Microgrids could see even more growth as the world invests more time, effort, and money into renewable energy. It’s possible to quickly connect renewable energy sources like wind and solar to the smaller grid, then use the energy to power local communities. Extra energy could be sent to the larger grid for distribution. Finally, because the power is locally sourced, less energy is lost during transmission, and the system is more efficient.
This plan isn’t a favorite among some experts but could be an option in certain situations.
If power lines and other frameworks are underground, they’re protected from animal damage and most weather concerns. This could be an option for communities with many residents or where extreme weather is more common.
Going underground isn’t for the faint of heart, though. It’s an expensive process, including costs far outside the project itself. There are permits, siting costs to consider, environmental costs associated with digging up the earth, and other expenses driving up the price.
Another downside: underground electrical transmission wires may be tough to locate if buried next to other wires, like fiber. Accidentally digging into a buried electrical line is incredibly dangerous and could cause severe injuries or even death. To properly locate the cables, you may need to use special equipment like a ground penetrating radar (GPR).
The cost of renewable energy has been steadily declining for the past decade, making it easier than ever to invest in utility-scale solar solutions.
Clean energy sources have a low cost of entry compared to other methods and don’t need fossil fuels to create electricity. They rely on the wind blowing and sunshine to provide massive amounts of clean power that eventually makes its way through the distribution grid to homes and businesses.
Despite what could be a boon for the energy industry, there are kinks to be worked out, especially how generated electricity is stored. Long-term battery technology still has a long way to go, and solar panel energy efficiency is slowly growing, but more funding will help the industry make strides.
Though it might not be the case, it certainly feels like threats to the electrical power grid are becoming more common.
In 2022 alone, we’ve seen Texas and California push their grids to the limits in the face of unprecedented heat waves. Most recently, Hurricane Ian slammed into Florida and Puerto Rico, taking down their grids. Puerto Rico was hit particularly hard, impacting a grid that hadn’t fully recovered from previous hurricane damage in 2017.

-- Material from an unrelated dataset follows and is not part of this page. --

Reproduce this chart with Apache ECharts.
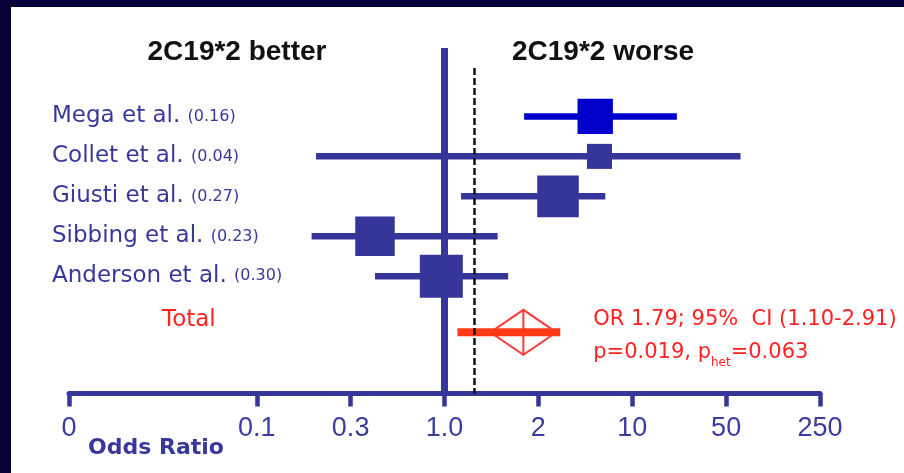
<!DOCTYPE html>
<html>
<head>
<meta charset="utf-8">
<title>CYP2C19*2 and clopidogrel outcome – forest plot</title>
<script src="https://cdn.jsdelivr.net/npm/echarts@6.0.0/dist/echarts.min.js"></script>
<style>
  html, body { margin: 0; padding: 0; background: #ffffff; }
  #chart { width: 904px; height: 473px; }
</style>
</head>
<body>
<div id="chart"></div>
<script>
// ---- Study-level results: odds ratio, 95% CI and meta-analysis weight ----
const studies   = ['Mega et al.', 'Collet et al.', 'Giusti et al.', 'Sibbing et al.', 'Anderson et al.'];
const weights   = [0.16, 0.04, 0.27, 0.23, 0.30];
const oddsRatio = [5.3, 5.7, 2.8, 0.41, 0.96];
const ciLow     = [1.8, 0.20, 1.13, 0.19, 0.41];
const ciHigh    = [21.5, 64, 6.3, 1.48, 1.6];

// ---- Pooled estimate ----
const totalLabel = 'Total';
const totalOR = 1.79;
const totalCI = [1.10, 2.91];
const pValue = 0.019;
const pHet = 0.063;
const dashedLineOR = 1.25;

// ---- Odds-ratio axis ticks ----
const tickValues = [0, 0.1, 0.3, 1.0, 2, 10, 50, 250];
const tickLabels = ['0', '0.1', '0.3', '1.0', '2', '10', '50', '250'];

// ---- Layout / style ----
const tickSlots = [0, 2, 3, 4, 5, 6, 7, 8];   // evenly spaced tick positions
const totalRowGap = 0.4;                      // extra space above the pooled row
const ROW_MIN = -1.71, ROW_MAX = 6.93;
const navy = '#060038';
const studyBlue = '#35359a';
const megaBlue = '#0000cc';
const labelBlue = '#38389c';
const textRed = '#ff2222';
const barRed = '#ff3a14';
const studyColors = [megaBlue, studyBlue, studyBlue, studyBlue, studyBlue];
const bodyFont = 'DejaVu Sans';

// Odds ratio -> axis position (log interpolation between neighbouring ticks)
function toSlot(v) {
  const n = tickValues.length;
  for (let i = 0; i < n - 1; i++) {
    const a = tickValues[i], b = tickValues[i + 1];
    if (v <= b || i === n - 2) {
      const t = a === 0 ? v / b : Math.log(v / a) / Math.log(b / a);
      return tickSlots[i] + t * (tickSlots[i + 1] - tickSlots[i]);
    }
  }
}

const studyRows = studies.map((s, i) => i);
const totalRow = studies.length + totalRowGap;
const rowValues = studyRows.concat([totalRow]);

function rowLabel(v) {
  const i = rowValues.findIndex(r => Math.abs(r - v) < 1e-6);
  if (i < 0) return '';
  if (i === studies.length) return '{t|' + totalLabel + '}';
  return '{n|' + studies[i] + ' }{w|(' + weights[i].toFixed(2) + ')}';
}

const studyData = studies.map((s, i) => [
  toSlot(oddsRatio[i]), toSlot(ciLow[i]), toSlot(ciHigh[i]), studyRows[i], weights[i]
]);
const totalData = [[toSlot(totalOR), toSlot(totalCI[0]), toSlot(totalCI[1]), totalRow]];

const annotation =
  '{a|OR ' + totalOR.toFixed(2) + '; 95%  CI (' + totalCI[0].toFixed(2) + '-' + totalCI[1].toFixed(2) + ')}\n' +
  '{a|p=' + pValue.toFixed(3) + ', p}{s|het}{a|=' + pHet.toFixed(3) + '}';

const chart = echarts.init(document.getElementById('chart'), null, { renderer: 'canvas' });

chart.setOption({
  animation: false,
  backgroundColor: '#ffffff',
  grid: { left: 69, right: 84, top: 48, bottom: 79.5, outerBoundsMode: 'none', containLabel: false },
  xAxis: {
    type: 'value',
    position: 'bottom',
    min: 0,
    max: 8,
    splitLine: { show: false },
    axisLine: { show: true, onZero: false, lineStyle: { color: studyBlue, width: 5 } },
    axisTick: {
      show: true, length: 13, customValues: tickSlots,
      lineStyle: { color: studyBlue, width: 4.5 }
    },
    axisLabel: {
      customValues: tickSlots,
      margin: 22,
      color: '#3c3ca0',
      fontFamily: 'Liberation Sans',
      fontSize: 27,
      formatter: v => {
        const i = tickSlots.findIndex(s => Math.abs(s - v) < 1e-6);
        return i < 0 ? '' : tickLabels[i];
      }
    }
  },
  yAxis: {
    type: 'value',
    inverse: true,
    min: ROW_MIN,
    max: ROW_MAX,
    splitLine: { show: false },
    axisLine: { show: false },
    axisTick: { show: false },
    axisLabel: {
      customValues: rowValues,
      align: 'left',
      margin: 17,
      fontFamily: bodyFont,
      fontSize: 23,
      color: labelBlue,
      formatter: rowLabel,
      rich: {
        n: { fontFamily: bodyFont, fontSize: 23, color: labelBlue },
        w: { fontFamily: bodyFont, fontSize: 16, color: labelBlue },
        t: { fontFamily: bodyFont, fontSize: 23, color: textRed, padding: [0, 0, 24, 110] }
      }
    }
  },
  graphic: [
    { type: 'rect', silent: true, z: -10, shape: { x: 0, y: 0, width: 904, height: 7 }, style: { fill: navy } },
    { type: 'rect', silent: true, z: -10, shape: { x: 0, y: 0, width: 11, height: 473 }, style: { fill: navy } },
    {
      type: 'text', silent: true, x: 237, y: 52,
      style: { text: '2C19*2 better', font: 'bold 28px "Liberation Sans"', fill: '#111111',
               align: 'center', verticalAlign: 'middle' }
    },
    {
      type: 'text', silent: true, x: 603, y: 52,
      style: { text: '2C19*2 worse', font: 'bold 28px "Liberation Sans"', fill: '#111111',
               align: 'center', verticalAlign: 'middle' }
    },
    {
      type: 'text', silent: true, x: 88, y: 448,
      style: { text: 'Odds Ratio', font: 'bold 22px "DejaVu Sans"', fill: labelBlue,
               align: 'left', verticalAlign: 'middle' }
    }
  ],
  series: [
    {
      name: 'Studies',
      type: 'custom',
      silent: true,
      clip: false,
      data: studyData,
      encode: { x: [0, 1, 2], y: 3 },
      renderItem: (params, api) => {
        const row = api.value(3);
        const c = api.coord([api.value(0), row]);
        const lo = api.coord([api.value(1), row]);
        const hi = api.coord([api.value(2), row]);
        const size = 14.7 + 51.7 * Math.sqrt(api.value(4));
        const color = studyColors[params.dataIndex];
        return {
          type: 'group',
          children: [
            { type: 'rect', shape: { x: lo[0], y: c[1] - 3.25, width: hi[0] - lo[0], height: 6.5 },
              style: { fill: color } },
            { type: 'rect', shape: { x: c[0] - size / 2, y: c[1] - size / 2, width: size, height: size },
              style: { fill: color } }
          ]
        };
      },
      markLine: {
        silent: true,
        symbol: ['none', 'none'],
        label: { show: false },
        emphasis: { disabled: true },
        data: [
          { xAxis: toSlot(1), lineStyle: { color: studyBlue, width: 7, type: 'solid' } },
          [
            { coord: [toSlot(dashedLineOR), ROW_MIN + 0.5],
              lineStyle: { color: '#111111', width: 2.5, type: [7, 3] } },
            { coord: [toSlot(dashedLineOR), ROW_MAX] }
          ]
        ]
      }
    },
    {
      name: 'Total',
      type: 'custom',
      silent: true,
      clip: false,
      data: totalData,
      encode: { x: [0, 1, 2], y: 3 },
      renderItem: (params, api) => {
        const row = api.value(3);
        const c = api.coord([api.value(0), row]);
        const lo = api.coord([api.value(1), row]);
        const hi = api.coord([api.value(2), row]);
        const hw = 33, hh = 22.5;
        return {
          type: 'group',
          children: [
            { type: 'polygon',
              shape: { points: [[c[0] - hw, c[1]], [c[0], c[1] - hh], [c[0] + hw, c[1]], [c[0], c[1] + hh]] },
              style: { fill: 'none', stroke: '#ff3c3c', lineWidth: 2 } },
            { type: 'line', shape: { x1: c[0], y1: c[1] - hh, x2: c[0], y2: c[1] + hh },
              style: { stroke: '#ff3c3c', lineWidth: 2 } },
            { type: 'rect', shape: { x: lo[0], y: c[1] - 4, width: hi[0] - lo[0], height: 8 },
              style: { fill: barRed } },
            { type: 'text', x: hi[0] + 33, y: c[1] + 4,
              style: {
                text: annotation,
                align: 'left',
                verticalAlign: 'middle',
                rich: {
                  a: { fontFamily: bodyFont, fontSize: 21, lineHeight: 33, fill: textRed, color: textRed },
                  s: { fontFamily: bodyFont, fontSize: 12, lineHeight: 24, verticalAlign: 'bottom',
                       fill: textRed, color: textRed }
                }
              } }
          ]
        };
      }
    }
  ]
});
</script>
</body>
</html>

Cyber and physical threats are becoming more realistic, leaving utilities scrambling to find a solution to protect the grid. Now is the time to upgrade the electrical grid in new and innovative ways.
It’s possible to increase reliability and resiliency and still invest in emerging technologies. It’s also possible to operate smaller, smarter grids that cover shorter distances and can be repaired quickly without inconveniencing people.
Taking action to improve the grid will keep us all safer, more comfortable, and continuously moving forward.